Figure 3-3. Tree data structure layout

Implementing this pattern in Rust can make use of Rc<T>'s more tentative partner, Weak<T>:

#![allow(unused)]
fn main() {
use std::{
    cell::RefCell,
    rc::{Rc, Weak},
};

// Use a newtype for each identifier type.
struct TreeId(String);
struct BranchId(String);
struct LeafId(String);

struct Tree {
    id: TreeId,
    branches: Vec<Rc<RefCell<Branch>>>,
}

struct Branch {
    id: BranchId,
    leaves: Vec<Rc<RefCell<Leaf>>>,
    owner: Option<Weak<RefCell<Tree>>>,
}

struct Leaf {
    id: LeafId,
    owner: Option<Weak<RefCell<Branch>>>,
}
}

The Weak reference doesn't increment the main refcount and so has to explicitly check whether the underlying item has gone away:

impl Branch {
    fn add_leaf(branch: Rc<RefCell<Branch>>, mut leaf: Leaf) {
        leaf.owner = Some(Rc::downgrade(&branch));
        branch.borrow_mut().leaves.push(Rc::new(RefCell::new(leaf)));
    }

    fn location(&self) -> String {
        match &self.owner {
            None => format!("<unowned>.{}", self.id.0),
            Some(owner) => {
                // Upgrade weak owner pointer.
                let tree = owner.upgrade().expect("owner gone!");
                format!("{}.{}", tree.borrow().id.0, self.id.0)
            }
        }
    }
}

If Rust's smart pointers don't seem to cover what's needed for your data structures, there's always the final fallback of writing unsafe code that uses raw (and decidedly un-smart) pointers. However, as per Item 16, this should very much be a last resort—someone else might have already implemented the semantics you want, inside a safe interface, and if you search the standard library and crates.io, you might find just the tool for the job.

For example, imagine that you have a function that sometimes returns a reference to one of its inputs but sometimes needs to return some freshly allocated data. In line with Item 1, an enum that encodes these two possibilities is the natural way to express this in the type system, and you could then implement various pointer traits described in Item 8. But you don't have to: the standard library already includes the std::borrow::Cow type that covers exactly this scenario once you know it exists.3

Self-referential data structures

One particular battle with the borrow checker always stymies programmers arriving at Rust from other languages: attempting to create self-referential data structures, which contain a mixture of owned data together with references to within that owned data:

struct SelfRef {
    text: String,
    // The slice of `text` that holds the title text.
    title: Option<&str>,
}

At a syntactic level, this code won't compile because it doesn't comply with the lifetime rules described in Item 14: the reference needs a lifetime annotation, and that means the containing data structure would also need a lifetime parameter. But a lifetime would be for something external to this SelfRef struct, which is not the intent: the data being referenced is internal to the struct.

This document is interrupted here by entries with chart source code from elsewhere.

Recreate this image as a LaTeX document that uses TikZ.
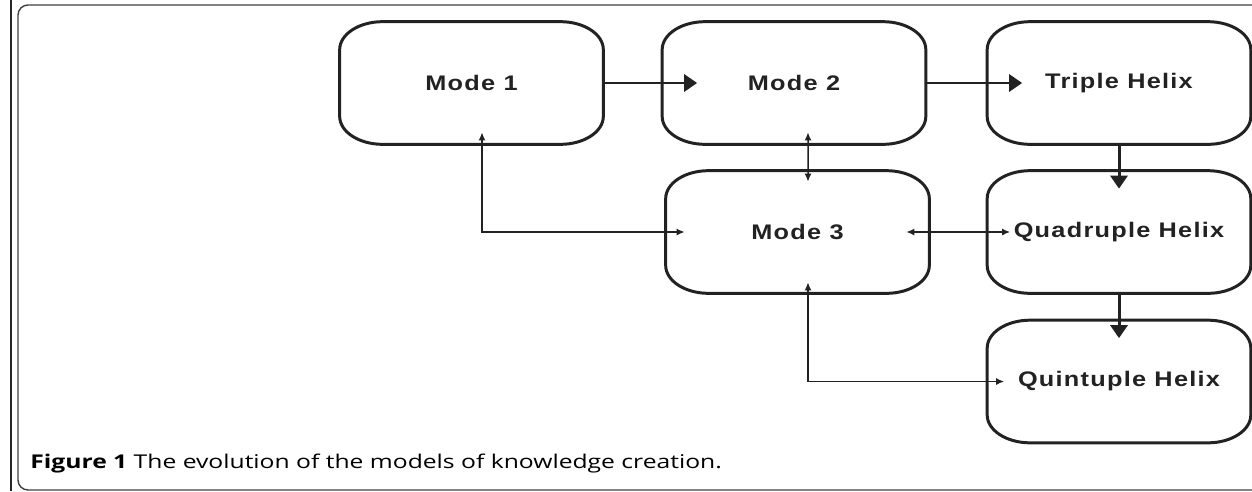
\documentclass[tikz,border=0pt]{standalone}
\usepackage{fontspec}
\usepackage{tikz}
\usetikzlibrary{arrows.meta}
\newfontfamily\boxfont[FakeStretch=1.2,LetterSpace=6]{Liberation Sans}
\newfontfamily\capfont[FakeStretch=1.3]{Open Sans}
\definecolor{ink}{HTML}{222222}

\tikzset{
    modebox/.style={minimum width=5.26cm, minimum height=2.44cm, inner sep=0pt,
        font=\boxfont\bfseries\fontsize{12}{14}\selectfont, text=ink},
    boxline/.style={draw=ink, line width=1.7pt},
    bigarrow/.style={-{Triangle[length=0.26cm,width=0.34cm]}, line width=1.7pt, draw=ink},
    smallarrow/.style={{Latex[length=0.16cm,width=0.14cm]}-{Latex[length=0.16cm,width=0.14cm]},
        line width=0.85pt, draw=ink}
}

\begin{document}
\begin{tikzpicture}[x=0.02cm, y=-0.02cm]
                \useasboundingbox (0,0) rectangle (1252,491);
                % frame of the figure
                \draw[line width=1.6pt, black!85] (11,0) -- (11,491);
                \draw[line width=0.8pt, black!75, rounded corners=0.2cm] (1270,5) -- (18,5) -- (18,490) -- (1270,490);
                \node[modebox] (m1) at (471.5,83) {Mode 1};
                \node[modebox] (m2) at (794,83) {Mode 2};
                \node[modebox] (th) at (1119,83) {Triple Helix};
                \node[modebox] (m3) at (797.5,232) {Mode 3};
                \node[modebox] (qd) at (1119,232) {Quadruple Helix};
                \node[modebox] (qn) at (1119,381.5) {Quintuple Helix};
                \foreach \n in {m1,m2,th,m3,qd,qn} {
                        \draw[boxline] ([xshift=0.86cm]\n.north west) -- ([xshift=-0.86cm]\n.north east)
                            arc[start angle=90, end angle=0, x radius=0.86cm, y radius=0.56cm]
                            -- ([yshift=0.56cm]\n.south east)
                            arc[start angle=0, end angle=-90, x radius=0.86cm, y radius=0.56cm]
                            -- ([xshift=0.86cm]\n.south west)
                            arc[start angle=270, end angle=180, x radius=0.86cm, y radius=0.56cm]
                            -- ([yshift=-0.56cm]\n.north west)
                            arc[start angle=180, end angle=90, x radius=0.86cm, y radius=0.56cm] -- cycle;
                    }
                \draw[bigarrow, shorten >=-0.7cm] (m1) -- (m2);
                \draw[bigarrow, shorten >=-0.7cm] (m2) -- (th);
                \draw[bigarrow, shorten >=-0.36cm] (th) -- (qd);
                \draw[bigarrow, shorten >=-0.36cm] (qd) -- (qn);
                \draw[smallarrow] ([xshift=0.21cm,yshift=0.24cm]m1.south) |- ([xshift=0.38cm]m3.west);
                \draw[smallarrow] ([xshift=0.28cm,yshift=0.24cm]m2.south) -- ([xshift=0.21cm,yshift=-0.22cm]m3.north);
                \draw[smallarrow, shorten <=-0.46cm, shorten >=-0.46cm] (m3) -- (qd);
                \draw[smallarrow] ([xshift=0.21cm,yshift=0.22cm]m3.south) |- ([xshift=0.34cm]qn.west);
                \node[anchor=base west, inner sep=0pt, font=\capfont\fontsize{10.8}{13}\selectfont] (cap) at (30,468)
                    {\textbf{Figure 1} The evolution of the models of knowledge creation.};
            \end{tikzpicture}
\end{document}
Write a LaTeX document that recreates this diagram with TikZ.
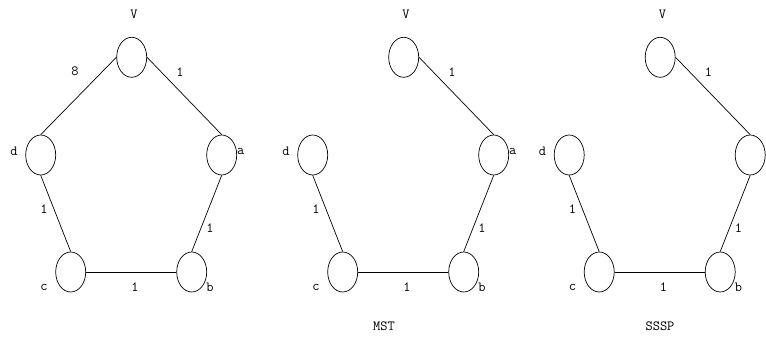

It's worth thinking about the reason for this restriction at a more semantic level. Data structures in Rust can move: from the stack to the heap, from the heap to the stack, and from one place to another. If that happens, the "interior" title pointer would no longer be valid, and there's no way to keep it in sync.

A simple alternative for this case is to use the indexing approach explored earlier: a range of offsets into the text is not invalidated by a move and is invisible to the borrow checker because it doesn't involve references:

#![allow(unused)]
fn main() {
struct SelfRefIdx {
    text: String,
    // Indices into `text` where the title text is.
    title: Option<std::ops::Range<usize>>,
}
}

However, this indexing approach works only for simple examples and has the same drawbacks as noted previously: the index itself becomes a pseudo-pointer that can become out of sync or even refer to ranges of the text that no longer exist.

A more general version of the self-reference problem turns up when the compiler deals with async code.4 Roughly speaking, the compiler bundles up a pending chunk of async code into a closure, which holds both the code and any captured parts of the environment that the code works with (as described in Item 2). This captured environment can include both values and references to those values. That's inherently a self-referential data structure, and so async support was a prime motivation for the Pin type in the standard library. This pointer type "pins" its value in place, forcing the value to remain at the same location in memory, thus ensuring that internal self-references remain valid.

So Pin is available as a possibility for self-referential types, but it's tricky to use correctly—be sure to read the official docs.

Where possible, avoid self-referential data structures, or try to find library crates that encapsulate the difficulties for you (e.g., ouroborous).

Things to Remember

  • Rust's references are borrowed, indicating that they cannot be held forever.
  • The borrow checker allows multiple immutable references or a single mutable reference to an item but not both. The lifetime of a reference stops at the point of last use, rather than at the end of the enclosing scope, due to non-lexical lifetimes.
  • Errors from the borrow checker can be dealt with in various ways:
    • Adding an additional { ... } scope can reduce the extent of a value's lifetime.
    • Adding a named local variable for a value extends the value's lifetime to the end of the scope.
    • Temporarily adding multiple local variables can help narrow down what the borrow checker is complaining about.
  • Rust's smart pointer types provide ways around the borrow checker's rules and so are useful for interconnected data structures.
  • However, self-referential data structures remain awkward to deal with in Rust.

1

Note that all bets are off with expressions like m!(value) that involve a macro (Item 28), because that can expand to arbitrary code.

2

The compiler's suggestion doesn't help here, because item is needed on the subsequent line.

3

Cow stands for clone-on-write; a copy of the underlying data is made only if a change (write) needs to be made to it.

4

Dealing with async code is beyond the scope of this book; to understand more about its need for self-referential data structures, see Chapter 8 of Rust for Rustaceans by Jon Gjengset (No Starch Press).